WHAT THE TASK ASKS:
Check each line of the listing for the string "with", then state how many lines have it. Only the number is wanted.

DATA SECTION:
▬▬▬▬▬▬

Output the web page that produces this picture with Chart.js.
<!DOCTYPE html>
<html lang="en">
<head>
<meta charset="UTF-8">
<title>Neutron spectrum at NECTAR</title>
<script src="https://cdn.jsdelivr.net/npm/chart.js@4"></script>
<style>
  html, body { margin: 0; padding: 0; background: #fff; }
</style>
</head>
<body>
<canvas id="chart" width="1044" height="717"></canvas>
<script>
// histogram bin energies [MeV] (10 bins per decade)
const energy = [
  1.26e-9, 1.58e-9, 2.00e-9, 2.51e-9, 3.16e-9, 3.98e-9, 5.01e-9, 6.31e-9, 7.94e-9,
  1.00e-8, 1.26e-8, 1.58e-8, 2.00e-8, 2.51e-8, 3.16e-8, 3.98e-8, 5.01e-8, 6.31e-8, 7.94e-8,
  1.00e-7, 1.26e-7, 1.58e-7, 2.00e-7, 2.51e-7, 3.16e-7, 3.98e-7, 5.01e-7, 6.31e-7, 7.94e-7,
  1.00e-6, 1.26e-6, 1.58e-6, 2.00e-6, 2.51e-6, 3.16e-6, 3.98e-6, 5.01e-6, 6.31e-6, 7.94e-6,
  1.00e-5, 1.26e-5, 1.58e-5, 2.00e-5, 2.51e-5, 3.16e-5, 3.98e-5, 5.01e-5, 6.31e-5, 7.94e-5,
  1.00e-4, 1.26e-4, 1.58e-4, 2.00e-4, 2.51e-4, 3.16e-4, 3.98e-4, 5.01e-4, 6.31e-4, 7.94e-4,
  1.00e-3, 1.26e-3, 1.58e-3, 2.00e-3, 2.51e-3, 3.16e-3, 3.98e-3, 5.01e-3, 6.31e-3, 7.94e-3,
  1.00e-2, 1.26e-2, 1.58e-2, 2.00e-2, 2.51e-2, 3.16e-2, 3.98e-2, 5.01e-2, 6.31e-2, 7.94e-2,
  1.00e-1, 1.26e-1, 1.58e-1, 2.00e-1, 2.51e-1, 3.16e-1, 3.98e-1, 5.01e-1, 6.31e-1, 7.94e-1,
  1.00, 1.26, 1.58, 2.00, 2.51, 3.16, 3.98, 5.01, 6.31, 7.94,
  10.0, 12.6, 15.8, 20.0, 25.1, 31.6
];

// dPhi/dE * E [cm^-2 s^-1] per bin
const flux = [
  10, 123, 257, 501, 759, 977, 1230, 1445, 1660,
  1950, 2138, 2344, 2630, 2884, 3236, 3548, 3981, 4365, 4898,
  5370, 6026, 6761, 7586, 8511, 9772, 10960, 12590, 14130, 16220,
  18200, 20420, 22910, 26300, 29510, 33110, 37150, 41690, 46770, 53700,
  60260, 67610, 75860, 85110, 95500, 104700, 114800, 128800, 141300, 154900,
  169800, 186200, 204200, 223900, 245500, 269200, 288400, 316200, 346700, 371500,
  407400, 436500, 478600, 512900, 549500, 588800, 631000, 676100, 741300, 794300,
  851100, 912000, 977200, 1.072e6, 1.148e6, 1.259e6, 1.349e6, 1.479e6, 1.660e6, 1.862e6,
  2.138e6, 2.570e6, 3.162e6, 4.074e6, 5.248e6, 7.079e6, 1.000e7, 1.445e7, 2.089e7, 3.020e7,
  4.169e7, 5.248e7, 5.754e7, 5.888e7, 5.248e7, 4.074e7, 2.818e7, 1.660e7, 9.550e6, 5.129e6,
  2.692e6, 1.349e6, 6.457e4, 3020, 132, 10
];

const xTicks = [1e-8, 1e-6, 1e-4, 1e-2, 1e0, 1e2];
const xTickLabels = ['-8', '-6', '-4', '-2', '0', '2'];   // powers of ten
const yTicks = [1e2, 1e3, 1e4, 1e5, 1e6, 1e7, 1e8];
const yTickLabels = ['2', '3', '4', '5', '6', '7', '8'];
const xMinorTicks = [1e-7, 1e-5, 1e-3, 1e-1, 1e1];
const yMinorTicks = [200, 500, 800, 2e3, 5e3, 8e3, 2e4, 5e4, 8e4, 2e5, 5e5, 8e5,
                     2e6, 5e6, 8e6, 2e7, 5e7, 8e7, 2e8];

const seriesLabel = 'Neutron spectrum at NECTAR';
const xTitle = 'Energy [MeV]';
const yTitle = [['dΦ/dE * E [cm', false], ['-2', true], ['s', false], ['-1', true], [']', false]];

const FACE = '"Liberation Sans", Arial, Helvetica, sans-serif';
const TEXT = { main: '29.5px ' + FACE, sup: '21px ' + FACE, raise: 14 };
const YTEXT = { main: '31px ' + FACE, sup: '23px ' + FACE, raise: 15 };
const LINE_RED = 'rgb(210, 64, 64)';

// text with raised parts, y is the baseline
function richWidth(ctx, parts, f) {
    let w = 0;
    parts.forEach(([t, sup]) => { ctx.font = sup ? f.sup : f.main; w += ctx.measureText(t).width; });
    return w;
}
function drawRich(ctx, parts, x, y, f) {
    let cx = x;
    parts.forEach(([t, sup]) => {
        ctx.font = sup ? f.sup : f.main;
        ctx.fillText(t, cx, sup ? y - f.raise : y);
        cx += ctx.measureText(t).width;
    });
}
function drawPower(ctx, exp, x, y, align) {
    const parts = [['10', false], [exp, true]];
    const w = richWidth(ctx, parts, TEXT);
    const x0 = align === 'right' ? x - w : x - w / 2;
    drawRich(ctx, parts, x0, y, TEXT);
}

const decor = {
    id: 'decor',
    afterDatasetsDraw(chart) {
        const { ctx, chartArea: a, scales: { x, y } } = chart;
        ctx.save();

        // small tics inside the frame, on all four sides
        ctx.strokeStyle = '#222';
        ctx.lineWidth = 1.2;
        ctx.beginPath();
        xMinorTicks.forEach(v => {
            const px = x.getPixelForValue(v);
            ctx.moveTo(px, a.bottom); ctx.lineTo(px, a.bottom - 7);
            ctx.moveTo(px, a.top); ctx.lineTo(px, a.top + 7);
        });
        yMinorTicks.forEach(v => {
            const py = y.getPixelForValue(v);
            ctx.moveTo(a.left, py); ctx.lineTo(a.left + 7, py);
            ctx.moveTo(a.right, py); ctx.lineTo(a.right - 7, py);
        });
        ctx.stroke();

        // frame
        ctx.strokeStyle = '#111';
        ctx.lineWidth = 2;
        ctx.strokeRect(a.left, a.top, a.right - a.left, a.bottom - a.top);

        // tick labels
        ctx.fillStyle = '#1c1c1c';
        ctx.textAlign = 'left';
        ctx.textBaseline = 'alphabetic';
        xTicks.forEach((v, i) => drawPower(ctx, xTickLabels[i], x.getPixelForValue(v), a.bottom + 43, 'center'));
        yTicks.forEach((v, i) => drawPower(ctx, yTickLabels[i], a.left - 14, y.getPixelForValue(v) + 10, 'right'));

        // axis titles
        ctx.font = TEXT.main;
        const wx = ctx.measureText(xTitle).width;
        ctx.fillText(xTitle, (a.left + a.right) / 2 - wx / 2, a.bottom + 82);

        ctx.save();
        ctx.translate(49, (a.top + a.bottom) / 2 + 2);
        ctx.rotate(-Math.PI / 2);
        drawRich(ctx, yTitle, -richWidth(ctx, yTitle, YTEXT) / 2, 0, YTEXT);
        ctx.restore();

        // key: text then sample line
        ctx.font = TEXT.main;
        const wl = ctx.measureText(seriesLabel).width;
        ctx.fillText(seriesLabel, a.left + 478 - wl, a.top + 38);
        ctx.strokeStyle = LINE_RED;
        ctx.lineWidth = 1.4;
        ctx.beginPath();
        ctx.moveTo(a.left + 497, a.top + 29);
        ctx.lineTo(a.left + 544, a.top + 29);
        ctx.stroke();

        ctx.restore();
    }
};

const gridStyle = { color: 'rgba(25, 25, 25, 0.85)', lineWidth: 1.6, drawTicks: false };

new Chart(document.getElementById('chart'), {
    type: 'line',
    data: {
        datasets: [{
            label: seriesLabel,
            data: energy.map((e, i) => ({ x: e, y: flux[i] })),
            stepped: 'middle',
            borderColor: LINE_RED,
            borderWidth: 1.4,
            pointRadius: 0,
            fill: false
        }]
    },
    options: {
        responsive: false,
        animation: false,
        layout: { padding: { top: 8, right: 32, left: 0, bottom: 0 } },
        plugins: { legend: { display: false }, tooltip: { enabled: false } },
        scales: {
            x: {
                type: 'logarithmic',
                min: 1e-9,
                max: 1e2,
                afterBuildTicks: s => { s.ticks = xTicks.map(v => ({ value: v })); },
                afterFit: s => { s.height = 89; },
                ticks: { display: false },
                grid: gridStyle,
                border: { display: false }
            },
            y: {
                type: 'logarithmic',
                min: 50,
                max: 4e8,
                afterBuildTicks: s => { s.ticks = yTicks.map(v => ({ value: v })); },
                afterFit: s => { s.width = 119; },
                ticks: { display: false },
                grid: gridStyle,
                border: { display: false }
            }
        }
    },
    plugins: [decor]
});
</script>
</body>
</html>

▬▬▬▬▬▬

ANSWER IN FULL:
2